The British Asian Trust
- Industry: Charity Sector
- Founded: 2007
- Headquarters: United Kingdom
- Key people: Charles III (president)
- Revenue: 5,834,030 pound sterling (2020)
- Number of employees: 45 (2024)
- Website: BritishAsianTrust.org

= British Asian Trust =

British charity addressing poverty and hardship in South Asia

The British Asian Trust was founded in 2007 by King Charles III (then Prince of Wales) and a group of pre-eminent British Asian business leaders. The Trust works to tackle the widespread poverty and hardship in South Asia to which millions are currently subjected.

Since its establishment in 2007, the Trust has positively impacted the lives of 6.6 million disadvantaged people in India, Pakistan, Bangladesh and Sri Lanka.

==Focus==
The Trust's programmes are categorized into several key areas: livelihoods, education, mental health, conservation and anti-human trafficking. The Trust works with local delivery partners in India, Pakistan, Bangladesh and Sri Lanka.

== Innovative finance ==
The recent evolution in philanthropy to incorporate business principles has led to ground-breaking developments in the voluntary sector. Social-impact financing, a relatively new charity finance model, offers funders an investment return if the programme to which they are committed is successful.  This outcome-based finance mechanism requires clear targets and focuses on gathering data to demonstrate the results. Such meticulousness is attracting donors to invest, bringing new capital into the sector and playing a critical role in bridging the financing gap to achieve the UN's Sustainable Development Goals. This approach appeals to other lenders, such as charities, governments and entrepreneurs, as it substantiates the positive impact that their donations have made.

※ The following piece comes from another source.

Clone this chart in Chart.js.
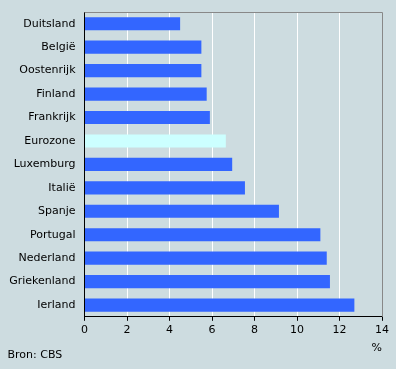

The British Asian Trust is leading an innovative model of social-impact financing, in the form of Development Impact Bonds (DIB), allowing the Trust to set up initiatives to improve the quality education in India. The DIB mechanism involves public-private relationships between ‘risk’ investors, programme implementers and outcome funders. In the case of the aforementioned Quality Education India Development Impact Bond, UBS Optimus Foundation are the ‘risk’ investors who have raised US$3 million to offer upfront working capital to the consortium, thus enabling the administration of the programme for the duration of its four-year lifetime. The programme implementers, Gyan Shala, Kaivalya Education Foundation and Society for All Round Developments, then use this capital to fund the delivery of the programme. Granted that the outcomes of the programme are achieved, the outcome funders, who are convened by the Trust, make a payment and the initial ‘risk’ investors may earn a 6% interest on the capital lent.

Advocates of this form of innovative finance include Sir Ronald Cohen who maintained that "these bonds are an innovative and… a tremendously effective way of raising the funds needed to address some of the greatest challenges in the region at the kind of scale necessary to make a significant difference."

==Ambassadors and trustees==
Ambassadors from the worlds of television, film, music, sport and cuisine support the Trust, including: Katy Perry, Mahira Khan, Asad Ahmad, Gurinder Chadha, Ikram Butt, Isa Guha, Azhar Mahmood, James Caan, Konnie Huq, Kumar Sangakkara, Laila Rouass, Manish Bhasin, Manish Malhotra, Meera Syal, Monica Yunus, Muttiah Muralitharan, Naughty Boy, Navin Kundra, Neev Spencer, Nina Nannar, Nina Wadia, Nitin Ganatra, Noreen Khan, Preeya Kalidas, Rahul Dravid, Ray Panthaka, Rahat Fateh Ali Khan, Reshmin Chowdhury, Ritula Shah, Sanjeev Bhaskar, Sonali Shah, Sophie Choudry, Zayn Malik, and Sriram Vishwanathan.

On the Board of Trustees, headed by Chairman Lord Gadhia, are Shalni Arora, Farzana Baduel, Varun Chandra, Ganesh Ramani, Asif Rangoonwala and Dr Shenila Rawal.